Das frühe 17. Jahrhundert kannte kein stehendes Heer und keine allgemeine
Wehrpflicht. Typisch für die Zeit waren Söldnerheere. Mit der Aufstellung einer
Armee - der »Armierung« - wurde erst begonnen, wenn man angreifen wollte oder
einen Angriff befürchtete. Den Auftrag dazu erteilte der Landesherr einem
bewährten Söldnerführer, der seine Werbeoffiziere ausschickte. Gesucht wurden
Männer, die entweder »schon gedient hatten oder zum ersten Mal probieren wollten,
ob der Plünderer nicht seinen Vorteil hätte im Vergleich mit dem Geplünderten«
(Golo Mann). Kriegführen war ein Beruf; man wechselte den Dienstherrn, wenn ein
anderer besseren Sold und höheren Beuteanteil bot. Das galt auch und besonders
für Offiziere. Ein Obrist, der nacheinander in schwedischen, polnischen,
kaiserlichen und kursächsischen Diensten stand, war keine Ausnahme.
Die Söldnerführer waren Unternehmer, die den Krieg als Geschäft betrieben. Am
reinsten verkörperte Wallenstein diesen Typus. Als er 1625 zum kaiserlichen
Oberbefehlshaber ernannt wurde, stellte er auf eigene Kosten ein Heer von
50.000 Mann auf und erhielt dafür die Vollmacht, in den eroberten Gebieten die
für die Versorgung der Truppe erforderlichen Mittel zu erheben. Doch er beschränkte
sich nicht auf eroberte, d.h. feindliche Gebiete, und die anderen Heerführer
taten das ebensowenig. Denn es gab kein funktionierendes Nachschubwesen; alles
Notwendige wurde an Ort und Stelle requiriert. Es galt der Grundsatz: »Der
Krieg muß den Krieg ernähren.«
So mußte denn das Land, in dem sich die Armee gerade befand gleichgültig, ob
feindlich, verbündet oder neutral, für Sold, Quartier und Verpflegung
aufkommen.

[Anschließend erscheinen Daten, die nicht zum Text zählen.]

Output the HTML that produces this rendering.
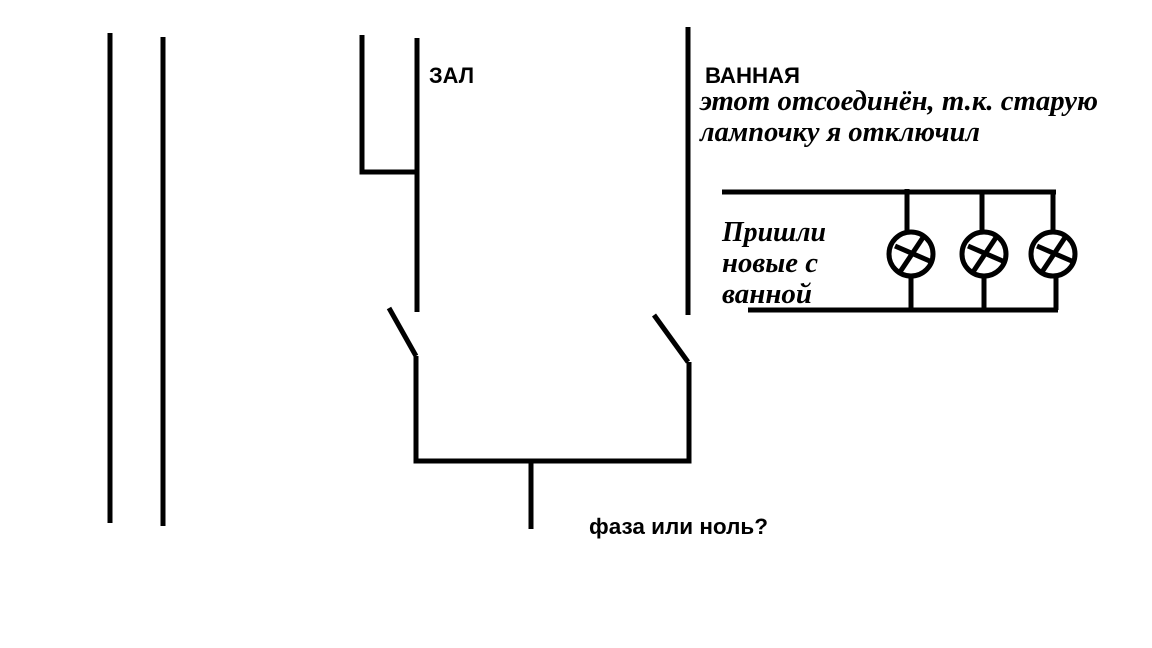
<!DOCTYPE html>
<html><head><meta charset="utf-8"><style>
html,body{margin:0;padding:0;background:#fff;width:1152px;height:648px;overflow:hidden}
</style></head><body>
<svg width="1152" height="648" xmlns="http://www.w3.org/2000/svg">
<g stroke="#000" stroke-width="5" fill="none" stroke-linecap="butt">
<line x1="110" y1="33" x2="110" y2="523"/>
<line x1="163" y1="37" x2="163" y2="526"/>
<polyline points="362,35 362,172 418,172"/>
<line x1="417" y1="38" x2="417" y2="312"/>
<line x1="688" y1="27" x2="688" y2="315"/>
<line x1="389" y1="308" x2="416" y2="356"/>
<line x1="654" y1="315" x2="688" y2="362"/>
<polyline points="416,356 416,461 689,461 689,362"/>
<line x1="531" y1="461" x2="531" y2="529"/>
<line x1="722" y1="192" x2="1056" y2="192"/>
<line x1="748" y1="310" x2="1058" y2="310"/>
<line x1="907" y1="189" x2="907" y2="232"/>
<line x1="982" y1="192" x2="982" y2="232"/>
<line x1="1053" y1="192" x2="1053" y2="232"/>
<line x1="911" y1="276" x2="911" y2="310"/>
<line x1="984" y1="276" x2="984" y2="310"/>
<line x1="1056" y1="276" x2="1056" y2="310"/>
<circle cx="911" cy="254" r="22"/>
<circle cx="984" cy="254" r="22"/>
<circle cx="1053" cy="254" r="22"/>
<line x1="895" y1="246" x2="932" y2="262"/><line x1="900" y1="272" x2="924" y2="236"/>
<line x1="968" y1="246" x2="1005" y2="262"/><line x1="973" y1="272" x2="997" y2="236"/>
<line x1="1037" y1="246" x2="1074" y2="262"/><line x1="1042" y1="272" x2="1066" y2="236"/>
</g>
<g font-family="Liberation Sans, DejaVu Sans, sans-serif" font-weight="bold" font-size="22" fill="#000">
<text x="429" y="83" textLength="45" lengthAdjust="spacingAndGlyphs">ЗАЛ</text>
<text x="705" y="83" textLength="95" lengthAdjust="spacingAndGlyphs">ВАННАЯ</text>
<text x="589" y="534" textLength="179" lengthAdjust="spacingAndGlyphs">фаза или ноль?</text>
</g>
<g font-family="Liberation Serif, DejaVu Serif, serif" font-weight="bold" font-style="italic" font-size="28" fill="#000">
<text x="700" y="110" textLength="398" lengthAdjust="spacingAndGlyphs">этот отсоединён, т.к. старую</text>
<text x="700" y="141" textLength="280" lengthAdjust="spacingAndGlyphs">лампочку я отключил</text>
<text x="722" y="241" textLength="104" lengthAdjust="spacingAndGlyphs">Пришли</text>
<text x="722" y="272" textLength="96" lengthAdjust="spacingAndGlyphs">новые с</text>
<text x="722" y="303" textLength="90" lengthAdjust="spacingAndGlyphs">ванной</text>
</g>
</svg>
</body></html>
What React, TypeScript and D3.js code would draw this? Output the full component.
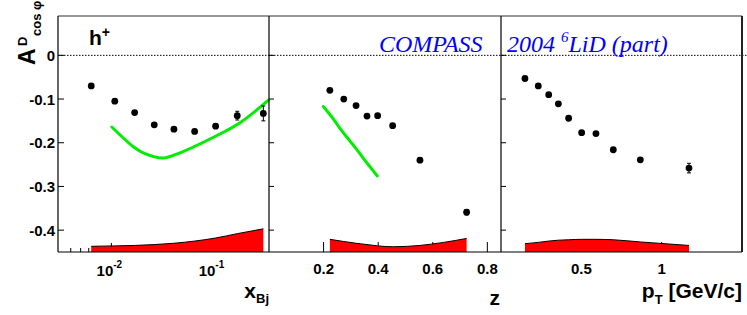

Städte, die von Einquartierung verschont blieben, hatten dafür
stattliche Abstandsgelder zu zahlen. Manche Truppenbewegungen erfolgten gar
nicht aus militärischen Gründen, sondern wegen der Versorgungslage: Wenn ein
Landstrich restlos ausgesogen war, mußte das Heer wohl oder übel woandershin
ziehen.
Am meisten hatte unter dieser Kriegführung die Landbevölkerung zu leiden. Sie
war der Willkür der durchziehenden Heere schutzlos ausgeliefert, während die
Städter hinter ihren Mauern halbwegs sicher waren, falls sie nicht zum Öffnen
der Tore gezwungen wurden. Zu den »regulären« Requisitionen, die schon drückend
genug waren, kam das eigenmächtige Plündern (»Marodieren«) der Soldaten. Für
ungenügende oder ganz ausbleibende Soldzahlung hielten sie sich an den Bauern
schadlos. Wie grausam sie dabei vorgingen, ist unvergeßlich in Grimmelshausens
»Simplizissimus« geschildert. Die Verheerungen waren schrecklich. Brachliegende
Felder, niedergebrannte Häuser, leere Ställe blieben zurück, wenn die Soldaten
abrückten. Obdachlose und Flüchtlinge irrten umher; manche von ihnen schlossen
sich zu Räuberbanden zusammen.
Wie viele Menschenleben der Krieg forderte, ist nicht bekannt. In einigen
Gebieten ging mehr als die Hälfte der Bevölkerung zugrunde; freilich muß man
bedenken, daß die einzelnen Landesteile unterschiedlich hart vom Krieg
betroffen waren. Die Gefallenen und Erschlagenen waren nicht die einzigen
Opfer; viele verhungerten, und noch mehr starben an Seuchen. In den Jahren
1634-1640 wütete die Pest; sie konnte rasch um sich greifen, weil so viele
Menschen unterwegs waren. Erst nach einem Jahrhundert war im großen und ganzen
der alte Bevölkerungsstand wieder erreicht.